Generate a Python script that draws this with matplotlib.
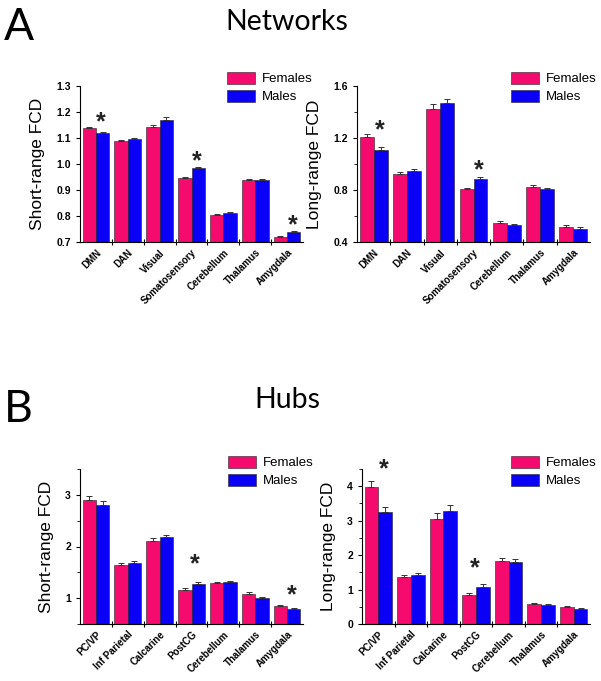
import matplotlib.pyplot as plt
import numpy as np
from matplotlib.ticker import MultipleLocator, FormatStrFormatter

plt.rcParams['font.family'] = ['Liberation Sans', 'DejaVu Sans']

net_labels = ['DMN', 'DAN', 'Visual', 'Somatosensory', 'Cerebellum', 'Thalamus', 'Amygdala']
hub_labels = ['PC/VP', 'Inf Parietal', 'Calcarine', 'PostCG', 'Cerebellum', 'Thalamus', 'Amygdala']

# Networks, short-range FCD
net_sr_f = [1.138, 1.088, 1.142, 0.946, 0.803, 0.937, 0.719]
net_sr_m = [1.118, 1.096, 1.170, 0.985, 0.811, 0.938, 0.740]
net_sr_fe = [0.004, 0.004, 0.009, 0.004, 0.005, 0.004, 0.004]
net_sr_me = [0.005, 0.004, 0.010, 0.005, 0.005, 0.004, 0.004]
# Networks, long-range FCD
net_lr_f = [1.208, 0.926, 1.426, 0.806, 0.546, 0.823, 0.515]
net_lr_m = [1.110, 0.949, 1.467, 0.887, 0.528, 0.805, 0.502]
net_lr_fe = [0.020, 0.012, 0.035, 0.012, 0.012, 0.012, 0.012]
net_lr_me = [0.020, 0.012, 0.035, 0.013, 0.013, 0.010, 0.015]
# Hubs, short-range FCD
hub_sr_f = [2.90, 1.65, 2.11, 1.16, 1.30, 1.08, 0.85]
hub_sr_m = [2.80, 1.68, 2.175, 1.27, 1.305, 1.00, 0.80]
hub_sr_fe = [0.08, 0.03, 0.05, 0.03, 0.02, 0.03, 0.01]
hub_sr_me = [0.08, 0.03, 0.05, 0.04, 0.02, 0.03, 0.01]
# Hubs, long-range FCD
hub_lr_f = [3.97, 1.375, 3.06, 0.84, 1.84, 0.58, 0.50]
hub_lr_m = [3.24, 1.433, 3.29, 1.085, 1.80, 0.54, 0.445]
hub_lr_fe = [0.17, 0.05, 0.15, 0.07, 0.07, 0.03, 0.02]
hub_lr_me = [0.15, 0.05, 0.17, 0.08, 0.08, 0.04, 0.02]

# significance stars: (category index, x offset, y)
net_sr_stars = [(0, 0.15, 1.16), (3, 0.15, 1.009), (6, 0.17, 0.765)]
net_lr_stars = [(0, 0.17, 1.26), (3, 0.15, 0.954)]
hub_sr_stars = [(3, 0.1, 1.66), (6, 0.16, 1.06)]
hub_lr_stars = [(0, 0.16, 4.48), (3, -0.03, 1.63)]

PINK = '#F50A6E'
BLUE = '#0A00F5'

W, H = 601, 681
fig = plt.figure(figsize=(W / 100, H / 100), dpi=100)


def box(x0, x1, ytop, ybot):
    return [x0 / W, 1 - ybot / H, (x1 - x0) / W, (ybot - ytop) / H]


def panel(rect, labels, f, m, fe, me, ylim, major, minor, fmt, ylabel, stars, leg_xy):
    ax = fig.add_axes(rect)
    x = np.arange(len(labels))
    bw = 0.42
    ekw = dict(ecolor='#333333', elinewidth=0.7, capsize=2.5, capthick=0.7)
    ax.bar(x - bw / 2, f, bw, yerr=[np.zeros(len(f)), fe], color=PINK,
           edgecolor='#222222', linewidth=0.4, error_kw=ekw, label='Females')
    ax.bar(x + bw / 2, m, bw, yerr=[np.zeros(len(m)), me], color=BLUE,
           edgecolor='#222222', linewidth=0.4, error_kw=ekw, label='Males')
    for i, dx, y in stars:
        ax.text(i + dx, y, '*', ha='center', va='center', fontsize=18,
                fontweight='bold', color='#222222')
    ax.set_xlim(-0.5, len(labels) - 0.5)
    ax.set_ylim(*ylim)
    ax.yaxis.set_major_locator(MultipleLocator(major))
    ax.yaxis.set_minor_locator(MultipleLocator(minor))
    ax.yaxis.set_major_formatter(FormatStrFormatter(fmt))
    ax.set_xticks(x)
    ax.set_xticklabels(labels, rotation=45, ha='right', rotation_mode='anchor',
                       fontsize=7, fontweight='bold')
    ax.set_xticks(np.arange(0.5, len(labels) - 0.5), minor=True)
    ax.tick_params(axis='x', which='major', length=0, pad=4)
    ax.tick_params(axis='x', which='minor', length=4, direction='inout', width=0.8)
    ax.tick_params(axis='y', which='major', length=3, width=0.8, labelsize=7.5)
    ax.tick_params(axis='y', which='minor', length=2, width=0.6)
    for lbl in ax.get_yticklabels():
        lbl.set_fontweight('bold')
    for s in ['top', 'right']:
        ax.spines[s].set_visible(False)
    for s in ['left', 'bottom']:
        ax.spines[s].set_linewidth(0.8)
    ax.set_ylabel(ylabel, fontsize=12.5, labelpad=8)
    ax.legend(loc='upper left', bbox_to_anchor=(leg_xy[0] / W, 1 - leg_xy[1] / H),
              bbox_transform=fig.transFigure, frameon=False, fontsize=9.5,
              handlelength=2.1, handleheight=1.0, labelspacing=0.35,
              handletextpad=0.55, borderpad=0, borderaxespad=0)
    return ax


panel(box(80, 303, 86, 242), net_labels, net_sr_f, net_sr_m, net_sr_fe, net_sr_me,
      (0.7, 1.3), 0.1, 0.1, '%.1f', 'Short-range FCD', net_sr_stars, (227, 72))
panel(box(357, 590, 86, 242), net_labels, net_lr_f, net_lr_m, net_lr_fe, net_lr_me,
      (0.4, 1.6), 0.4, 0.2, '%.1f', 'Long-range FCD', net_lr_stars, (511, 72))
panel(box(80, 303, 469, 624), hub_labels, hub_sr_f, hub_sr_m, hub_sr_fe, hub_sr_me,
      (0.5, 3.5), 1, 0.5, '%d', 'Short-range FCD', hub_sr_stars, (228, 456))
panel(box(362, 590, 469, 624), hub_labels, hub_lr_f, hub_lr_m, hub_lr_fe, hub_lr_me,
      (0, 4.5), 1, 0.5, '%d', 'Long-range FCD', hub_lr_stars, (511, 456))

tfont = ['Lato', 'DejaVu Sans']
fig.text(287 / W, 1 - 22 / H, 'Networks', ha='center', va='center', fontsize=20.5, family=tfont)
fig.text(287 / W, 1 - 400 / H, 'Hubs', ha='center', va='center', fontsize=20.5, family=tfont)
fig.text(4 / W, 1 - 28 / H, 'A', ha='left', va='center', fontsize=32, family=tfont)
fig.text(4 / W, 1 - 410 / H, 'B', ha='left', va='center', fontsize=32, family=tfont)

fig.savefig('out.png', dpi=100)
────────────────
◆ What the exercise asks ◆
Reproduce exactly the run of lines that opens the listing and closes with the line holding "hub_lr_me = [0.15, 0.05, 0.17, 0.08, 0.08, 0.04, 0.02]". Pictures are excluded.

◆ The completed task ◆
Generate a Python script that draws this with matplotlib.
import matplotlib.pyplot as plt
import numpy as np
from matplotlib.ticker import MultipleLocator, FormatStrFormatter

plt.rcParams['font.family'] = ['Liberation Sans', 'DejaVu Sans']

net_labels = ['DMN', 'DAN', 'Visual', 'Somatosensory', 'Cerebellum', 'Thalamus', 'Amygdala']
hub_labels = ['PC/VP', 'Inf Parietal', 'Calcarine', 'PostCG', 'Cerebellum', 'Thalamus', 'Amygdala']

# Networks, short-range FCD
net_sr_f = [1.138, 1.088, 1.142, 0.946, 0.803, 0.937, 0.719]
net_sr_m = [1.118, 1.096, 1.170, 0.985, 0.811, 0.938, 0.740]
net_sr_fe = [0.004, 0.004, 0.009, 0.004, 0.005, 0.004, 0.004]
net_sr_me = [0.005, 0.004, 0.010, 0.005, 0.005, 0.004, 0.004]
# Networks, long-range FCD
net_lr_f = [1.208, 0.926, 1.426, 0.806, 0.546, 0.823, 0.515]
net_lr_m = [1.110, 0.949, 1.467, 0.887, 0.528, 0.805, 0.502]
net_lr_fe = [0.020, 0.012, 0.035, 0.012, 0.012, 0.012, 0.012]
net_lr_me = [0.020, 0.012, 0.035, 0.013, 0.013, 0.010, 0.015]
# Hubs, short-range FCD
hub_sr_f = [2.90, 1.65, 2.11, 1.16, 1.30, 1.08, 0.85]
hub_sr_m = [2.80, 1.68, 2.175, 1.27, 1.305, 1.00, 0.80]
hub_sr_fe = [0.08, 0.03, 0.05, 0.03, 0.02, 0.03, 0.01]
hub_sr_me = [0.08, 0.03, 0.05, 0.04, 0.02, 0.03, 0.01]
# Hubs, long-range FCD
hub_lr_f = [3.97, 1.375, 3.06, 0.84, 1.84, 0.58, 0.50]
hub_lr_m = [3.24, 1.433, 3.29, 1.085, 1.80, 0.54, 0.445]
hub_lr_fe = [0.17, 0.05, 0.15, 0.07, 0.07, 0.03, 0.02]
hub_lr_me = [0.15, 0.05, 0.17, 0.08, 0.08, 0.04, 0.02]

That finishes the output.